One thing I thought of is that, in building in these aspects to the city, we tend to think in two buckets—the city, and then maybe a park in it, so that people can get out of the city in some small way. But maybe with this knowledge, there could be more of a spectrum.
We don't want people to move out of cities; there's lots that's positive about cities. And we don't want to destroy the existing nature that's already out there. What we're suggesting, what we're most interested in, is actually incorporating natural elements into the city, to make the city more livable, more healthy. Now the trick is trying to identify what kind of nature do we want to incorporate into the city, and if we make different design choices, how does that impact people psychologically and healthwise.
And then we have these tough decisions: planting more trees costs money. Is it more cost-effective to do that, or more cost effective to do something else? We need to know the answers to all of these things.
Are we starting to learn more about the neuroscience of this? That's something that we're really interested in doing, but there's a couple things about that. One is that we don't really have the technology now to have people go into nature and record brain activity while they're actually having a nature experience.
The technology that I primarily use to look at brain data is FMRI—you've got people in this tube, and it's very noisy, and it's an artificial environment. It's complicated; we need to be able to simulate the nature experience in this artificial environment. We can get some nature effects just by showing people pictures, but there's going to be a little bit of a problem with that, because we don't know what's going to be driving the effect. Is it that because these nature images and these urban images differ on all these visual properties, so are we getting differences in brain activities because people are just seeing more green versus something else? Is it because they're seeing more curved edges? Or is it just that the mere thought of nature brings the benefit?

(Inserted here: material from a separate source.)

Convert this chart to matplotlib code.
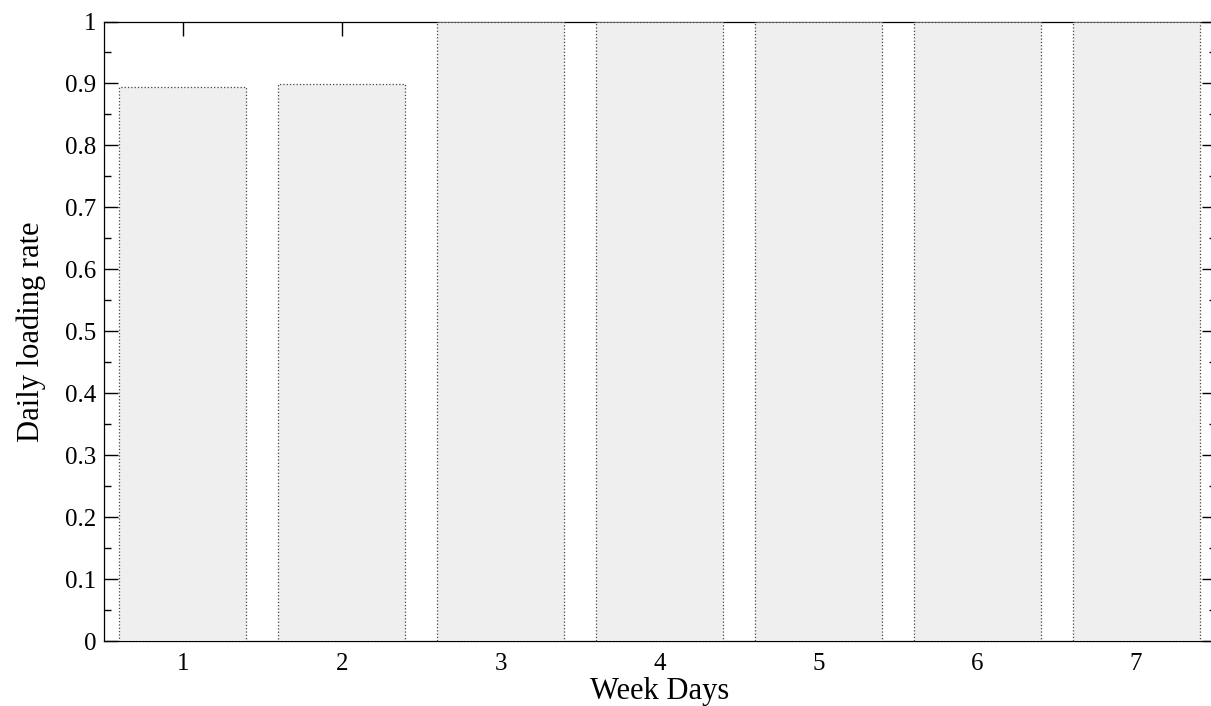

So what we're planning to do, in a more sophisticated study, is where we isolate these different things. So maybe we just show people nature words; show people images that are scrambled, that they don't know if it's a tree or a building, but it has all the low-level visual features of trees and buildings. We want to do a sophisticated study to do this; we don't want to just throw people in an MRI scanner and show them nature pictures and urban pictures, because that's going to be somewhat informative, but there's going to be a lot of questions still to answer. We're still trying to figure out what's the right kind of design. We've even started to do studies with virtual reality, that make the experience more similar to an actual nature or urban experience.
I'd assume that movement would be a part of it. When I think about being in the woods on a windy day, you're not just seeing trees, you're seeing leaves in motion.
With a static picture, you get some of the effect, but it's not as strong. That's an important thing—what is the movement's contribution? That would be something really interesting to know. There have been studies for looking at cubicles, and whether the cubicle has a window to nature, versus an LCD screen that has nature pictures being displayed on it. And you get some benefit from the LCD screen, but it's not as strong as a benefit as actual views of nature. And maybe that's because the actual views are more dynamic than these static images. There is some indication that your intuition may be right.